High Damping Polyurethane Elastomers with Wide Temperature Ranges

Abstract

Polyurethane elastomers are widely used in damping fields due to their notable structural tenability and vibration-damping capacity. However, the segmental mobility of polyurethane elastomer damping materials is predominantly effective within the glass transition region, presenting a challenge to achieving both a broad damping temperature range and a high damping factor. Herein, we synthesize novel polyurethane damping materials by introducing a vanillin-based chain extender (PUVs) composed of aromatic and dynamic imine bonds. The obtained PUVs endow sufficient segmental relaxation characteristics through π-π interactions within the molecular structure. Furthermore, the dynamic exchange of imine bonds ensures stable energy dissipation at elevated temperatures.
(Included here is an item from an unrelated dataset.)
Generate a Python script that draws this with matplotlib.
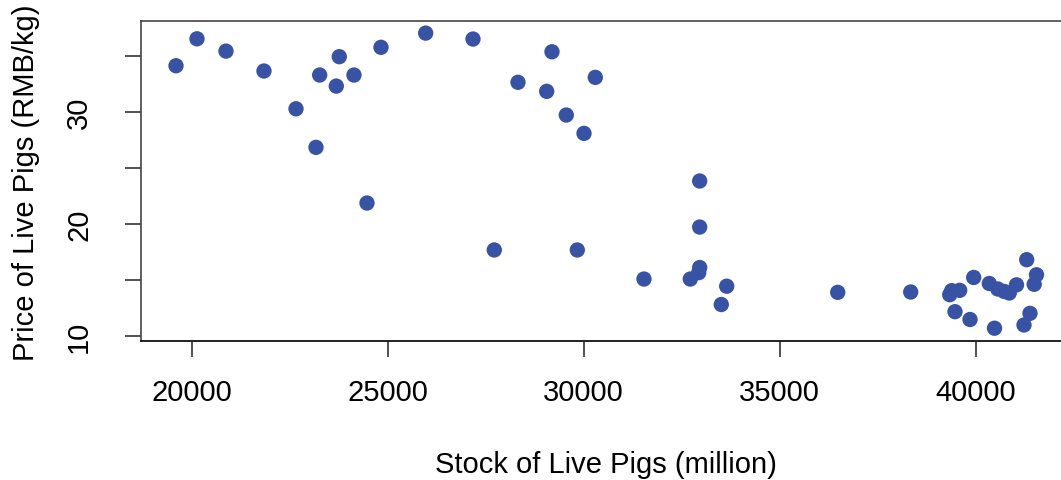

The resulting optimized PUV exhibited a high damping factor (tanδ) of 1.49 and an effective damping temperature range (the range of tanδ > 0.3) of 101 °C (-25 °C–76 °C). Moreover, the damping factor remains consistently above 0.7 in most of the vibration temperature range of 10 °C to 60 °C. The optimized PUV3 sample effectively reduced the vibration amplitude by 67.3% when applied as a constrained damping layer in pipelines. This research demonstrates an outstanding thermoplastic polyurethane damping material, significantly expanding its potential application value.